Re: China and "The Rise and Fall of the Great Powers".
Start with population. Does it make sense in any "democratic" way that China, which has six times the US population, has less say in global affairs than the US?
China has a bigger working age population than the entire population of the US. There was never any way China would remain a "lesser" power unless it accepted that role.
It actually has done so for decades. Being the "Superpower" in a unipolar world comes with benefits, but it has social and economic costs. Big ones. China seems to have envisioned a more gradual transition of power.
Something like the US and Britain. A passing of the torch. A shift in the center of the world from NY to Shanghai and a Chinese dominated back half of the century. Without any ugliness or disruptive expensive warfare.
Until Trump.
I think Trump scared them. They realized that we were unstable and unreliable. They looked at the Climate models, looked at Trump, and said "time for plan B".
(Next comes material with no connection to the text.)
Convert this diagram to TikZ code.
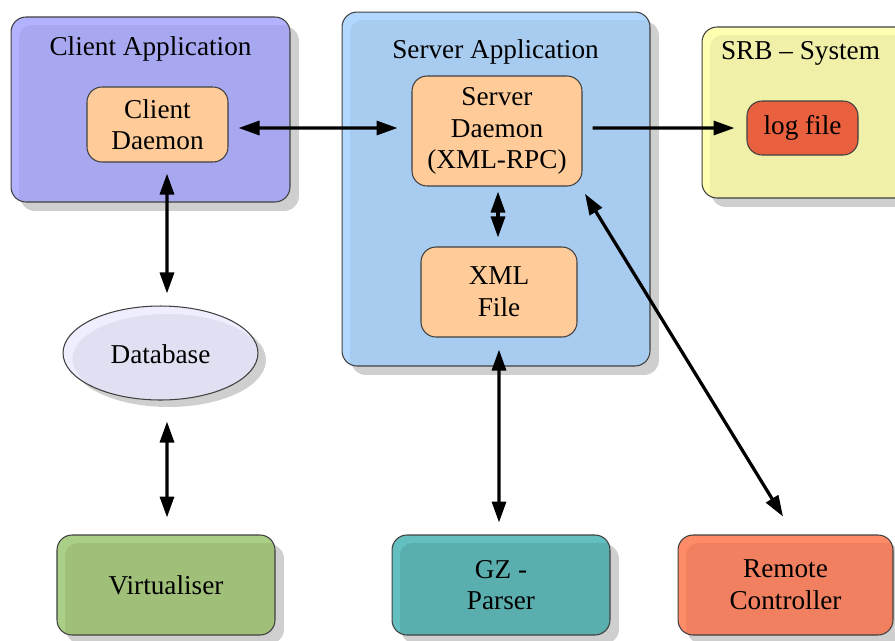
\documentclass[tikz,border=0pt]{standalone}
\usepackage{fontspec}
\setmainfont{Liberation Serif}
\usetikzlibrary{arrows.meta}
\usetikzlibrary{shadows}
\usetikzlibrary{shapes.geometric}

\definecolor{clientlight}{HTML}{B2B2FF}
\definecolor{clientfill}{HTML}{A8A8F0}
\definecolor{serverlight}{HTML}{B2D8FF}
\definecolor{serverfill}{HTML}{A8CCF0}
\definecolor{srblight}{HTML}{FFFFB2}
\definecolor{srbfill}{HTML}{F0F0A8}
\definecolor{peach}{HTML}{FFCC99}
\definecolor{logred}{HTML}{E8603E}
\definecolor{dblight}{HTML}{EEEEFF}
\definecolor{dbfill}{HTML}{E0E0F2}
\definecolor{virtlight}{HTML}{AAD088}
\definecolor{virtfill}{HTML}{A0C07A}
\definecolor{gzlight}{HTML}{64C0C0}
\definecolor{gzfill}{HTML}{5AAEAE}
\definecolor{remotelight}{HTML}{FF8C68}
\definecolor{remotefill}{HTML}{F08060}

\begin{document}
\begin{tikzpicture}[x=0.02cm, y=-0.02cm,
font=\fontsize{15.5}{18}\selectfont,
frame/.style={draw=black!75, line width=0.6pt, rounded corners=0.3cm,
	drop shadow={shadow xshift=0.18cm, shadow yshift=-0.18cm, fill=black!19, opacity=1}},
rim/.style={path picture={\fill[#1, rounded corners=0.25cm]
	([xshift=0.16cm, yshift=-0.16cm]path picture bounding box.north west)
	rectangle ([xshift=0.5cm, yshift=-0.5cm]path picture bounding box.south east);}},
daemon/.style={draw=black!75, line width=0.6pt, rounded corners=0.3cm, fill=peach, align=center},
tool/.style={frame, align=center, minimum width=4.36cm, minimum height=2cm},
title/.style={anchor=base},
simplex/.style={line width=0.065cm, -{Triangle[length=0.42cm, width=0.28cm]}},
duplex/.style={line width=0.065cm, {Triangle[length=0.42cm, width=0.28cm]}-{Triangle[length=0.42cm, width=0.28cm]}}]
\useasboundingbox (0,0) rectangle (895,640);

\node[frame, fill=clientlight, rim=clientfill, minimum width=5.58cm, minimum height=3.7cm] (client) at (150.5,109.5) {};
\node[title] (clienttitle) at (150.5,55) {Client Application};
\node[daemon, minimum width=2.82cm, minimum height=1.5cm] (cdaemon) at (157.5,124.5) {Client\\Daemon};

\node[frame, fill=serverlight, rim=serverfill, minimum width=6.16cm, minimum height=7.08cm] (server) at (496,189) {};
\node[title] (servertitle) at (495.5,58) {Server Application};
\node[daemon, minimum width=3.4cm, minimum height=2.2cm] (sdaemon) at (497,131) {Server\\Daemon\\(XML-RPC)};
\node[daemon, minimum width=3.12cm, minimum height=1.8cm] (xmlfile) at (499,292) {XML\\File};

\node[frame, fill=srblight, rim=srbfill, minimum width=4.16cm, minimum height=3.42cm] (srb) at (806,112.5) {};
\node[title] (srbtitle) at (800.5,59) {SRB -- System};
\node[draw=black!75, line width=0.6pt, rounded corners=0.3cm, fill=logred, minimum width=2.22cm, minimum height=1.08cm] (logfile) at (802.5,128) {log file};

\node[ellipse, draw=black!75, line width=0.6pt, fill=dblight, minimum width=3.9cm, minimum height=1.88cm, text height=1.2em,
	drop shadow={shadow xshift=0.16cm, shadow yshift=-0.14cm, fill=black!19, opacity=1},
	path picture={\fill[dbfill] ([xshift=0.14cm, yshift=-0.12cm]path picture bounding box.center) ellipse (1.9cm and 0.9cm);}] (db) at (160.5,353) {Database};

\node[tool, fill=virtlight, rim=virtfill] (virt) at (166,585) {Virtualiser};
\node[tool, fill=gzlight, rim=gzfill] (gzparser) at (501,585) {GZ -\\Parser};
\node[tool, fill=remotelight, rim=remotefill, minimum width=4.3cm] (remote) at (785.5,585) {Remote\\Controller};

\draw[duplex, shorten <=0.2cm, shorten >=0.28cm] ([yshift=-0.07cm]cdaemon.east) -- ([yshift=0.06cm]sdaemon.west);
\draw[simplex, shorten <=0.2cm, shorten >=0.24cm] ([yshift=0.06cm]sdaemon.east) -- (logfile.west);
\draw[duplex, shorten <=0.1cm, shorten >=0.18cm] ([xshift=0.02cm]sdaemon.south) -- ([xshift=-0.02cm]xmlfile.north);
\draw[duplex, shorten <=0.22cm, shorten >=0.24cm] ([xshift=0.19cm]cdaemon.south) -- ([xshift=0.13cm]db.north);
\draw[duplex, shorten <=0.42cm, shorten >=0.34cm] ([xshift=0.13cm]db.south) -- ([xshift=0.02cm]virt.north);
\draw[duplex, shorten <=0.24cm, shorten >=0.24cm] (xmlfile.south) -- ([xshift=-0.04cm]gzparser.north);
\draw[duplex, shorten <=0.17cm, shorten >=0.42cm] ([xshift=-0.04cm]sdaemon.south east) -- ([xshift=0.17cm]remote.north);
\end{tikzpicture}
\end{document}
If we cannot stop the cracks in the Pax Americana from spreading we could face a crisis of confidence in our leadership. We have a great military, but we cannot fight the world.
Here's a scenario.
Election 2024. Trumpublican declares victory after Republican governors in key states halt counting of ballots. They declare that only in person ballots are secure and destroy all others.
Supreme Court upholds Trumpublican victory. No rebellion from military. Violent riots are suppressed.
In a vote of "no confidence" in the US elections China refuses to recognize the new President Elect and declares sanctions on the US. To our surprise 70% of the world follows suit.
That's how a Superpower collapses in a day without a shot being fired.